Let us therefore take a look at the top 5 intimacy killers:

  1. Expectations
  2. Being right/complaining/blaming/whining/neediness
  3. Resenting
  4. Missing presence and centeredness
  5. Fear

1. Expectations
Who doesn’t know this: You have certain expectations and ideas about how your partner should behave, what he should or shouldn’t do or how he should be. If he doesn’t meet this expectation, you get angry and sulk. Expectations are based on assumptions and beliefs about how things should be. But expectations are predestined to be disappointed. When you have expectations of your partner, you try to force them into a concept that is comfortable for you and in which you feel comfortable. You unconsciously try to manipulate your partner into doing things the way you would do them so that you are supposedly happy. It’s not even necessary that you express the expectation. You radiate this expectation energetically from your inner attitude and your partner will feel it – consciously or unconsciously. Suppose you have the expectation that your partner has to see the full trash can and empty it independently, or that he or she sees that the lawn needs to be mowed. If your partner does not fulfill this – usually unspoken – expectation, you feel betrayed, resent your partner and, as a consequence, withdraw or blame him. So it’s crucial to check your expectations and know how to resolve them.

2. Being right/Complaining/Blaming/Whining/Justification/Neediness
Just like expectations, being bossy, complaining, blaming, whining, etc. are also one of the top closeness killers in relationships. Like expectations, they are a sign that a certain role play is taking place that unconsciously serves to avoid responsibility. For example, if your partner complains that you are “always” late, you may find yourself becoming a victim and trying to explain and justify yourself. Or you feel unloved and then whine in needy, childish mode. On the other hand, you may also like to be right or know things better. But by doing so, you are placing yourself above your partner in an arrogant way and preventing closeness. The fact is: Either you are right/complain/blame/complain/justify yourself OR you are in a relationship. You can’t do both at the same time.

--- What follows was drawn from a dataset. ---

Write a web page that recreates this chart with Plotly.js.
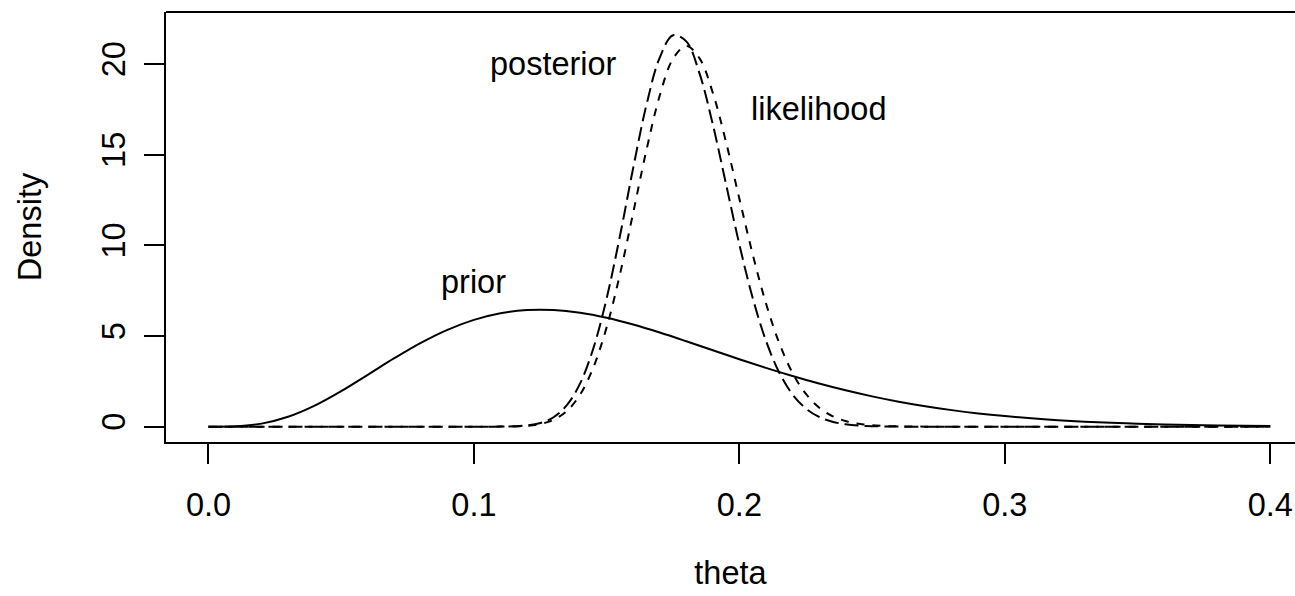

Maybe you think that it’s just your partner’s fault for the drama and that everything would be much better if he would just change. Good luck! This is outright self-deception. Give the fact that you have had a part in the game so far a 1% chance. 

3. Resentment
We’ve all been mad at our partner at some point. Maybe you previously thought that it was completely normal that you…

  • you are always angry with your partner,
  • throws accusations at him,
  • mentally make him small,
  • you’re annoyed by him, etc.

Doesn’t that happen in all relationships? After all, you also hear from friends that they are regularly angry with their partners, or you see it in the soap operas on television. But resentment slowly causes your relationship to die. It’s a silent killer. At first you may not notice it and develop a strategy to let any resentment grow. But the more resentment you accumulate, the more an invisible wall develops between you and your partner and the risk of arguments and distance increases. Even the smallest point of resentment prevents closeness and familiarity. So ask yourself honestly how much resentment you have already accumulated.

4. Missing presence and centeredness
Another intimacy killer is a lack of presence and centeredness. In our modern society, most people are usually exposed to massive sensory overload and are chased by appointments, projects and obligations, not to mention constant media and consumption manipulation. Accordingly, they move in a very large NOW and are mostly only in their minds. Moving in a big now means you are not present in this moment. Instead, your mind may already be on the next appointment, the presentation to the client tomorrow, the visit from the in-laws next weekend, or the advertisement you saw earlier. However, in order to really allow for closeness and familiarity, you need to arrive in the here and now, in this single moment that will be over in the next second. This can be achieved if you learn to center and ground yourself.

5. Fear
There is a saying that goes, “Where there is love, there is no fear.” This saying is based on a societal attitude towards feelings that is more than questionable. The attitude is: feelings are not okay. Neither anger nor sadness nor joy nor fear are okay. Fear is not okay in this context because, for example, it is seen as cowardly, unstable, paralyzing, blocking, incompetent, nerve-wracking and panic-inducing. If the level of intensity and closeness in your relationship increases and you feel fear, you may do everything you can to quickly get out of the frightening situation or to mitigate it, based on the old perspective. You may break eye contact, crack a joke, go to the bathroom, or look at your smartphone to avoid the intensity.

We don’t learn anything about feelings in school. Thus, most people are generally unaware that feelings are neutral energy and information that serve us. Feelings are not a design flaw in the universe. Instead, they are a kind of internal navigation system that guides us unerringly through life. It’s only natural to feel fear (as well as the other feelings) when you want to create a fulfilling relationship. You even need them for this. With fear you can, for example, be attentive and present, try new things, explore closeness and familiarity without knowing how to do it, talk about intimate things or express wishes that you don’t know how your partner will react, etc. Fear is Fear. It is a very useful and absolutely necessary emotional force if you want to live a fulfilling relationship with your partner.